When The Trinity Took a Toddler (previously posted on Facebook)
We all saw the news. Kids had been playing by the Trinity River and fell in. The older found, the younger disappeared in her currents. Everyone knew they didn't want to know about this.
Different ambulance crews came and went from our grubby house "station" Crews stationed with firefighters had it great, the food was amazing, and everything was clean. It was also fun to follow them out to fires and help change out air packs.
Hanging out in the old house, though, not as fun. Too much brown carpet. Only one bathroom and seriously uncomfortable beds. We had a kitchen, but all mostly ate junk food.

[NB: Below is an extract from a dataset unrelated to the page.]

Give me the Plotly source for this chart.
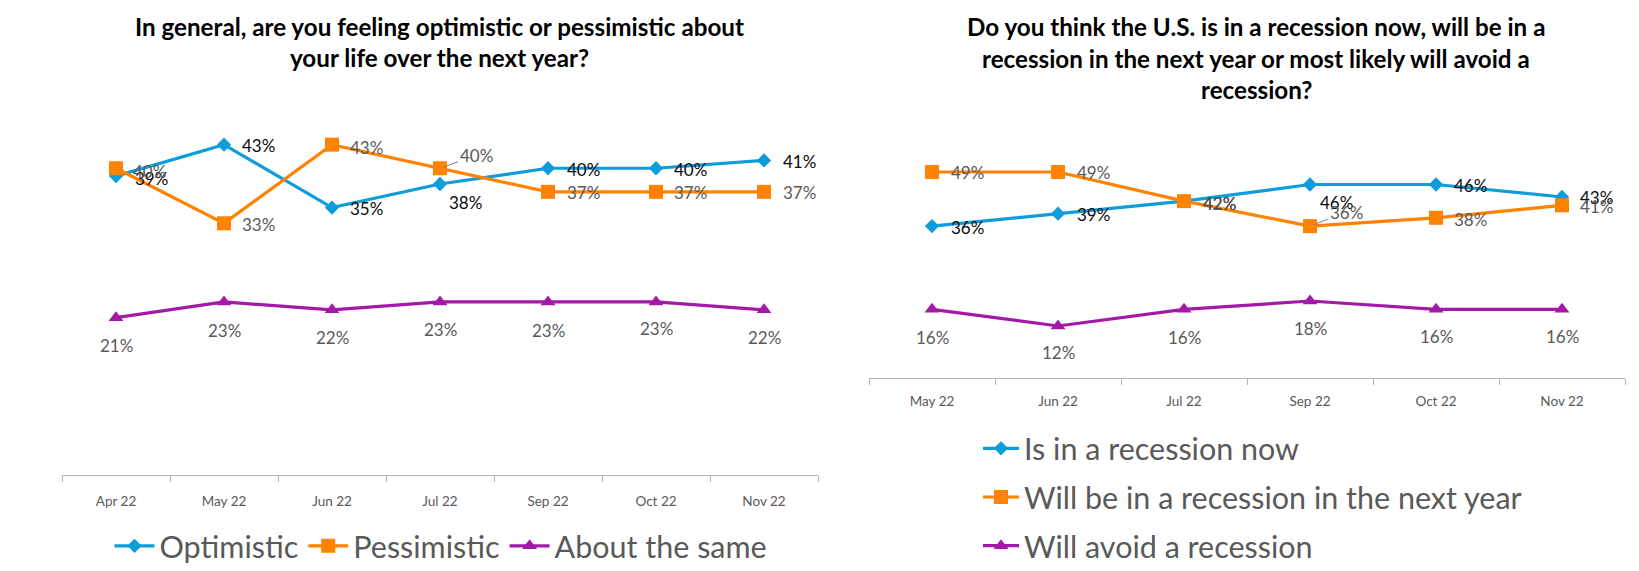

Taco "Hell", Wendy's, and Kentucky Fried Chicken which in the 80s didn't strip your guts out. One of the guys carried a loaf of white bread and a jar of peanut butter everywhere. Child support and rent didn't leave much leftover for food when only making $3.75 an hour.
Coming and going through the days following the child's disappearance, the first person through the door would ask, "Find the kid yet?"
"Not yet," someone would mumble from behind a cigarette or mouthful of cheap burrito.
No one wanted to get that call. We always asked so we'd know if we could lay down the hovering dread or keep carrying it around like a dog with a moldy old tattered sock. Smelly but too familiar and safe feeling to let go.
A few days passed, and I groaned when my partner and I heard the call come in. Body calls came without loud alerts; no need to set off alarms and startle the shit out of everyone, but we were told to hurry. Media crews were on site.
We pulled up to a spot by the river where there was no public access. Camera crews. Fire trucks. Cops. All were impatiently staring. I immediately started to sweat and get clammy all at the same time.
"Oh, my God. Fuck. Look at this shit.", my partner grumbled, and I nodded. He was a father, and all the way over, chain-smoking, he'd talked about the tragedy of this. So painful, the poor parents, Jesus Christ.
I didn't have children. I was dreading it but not in the same way.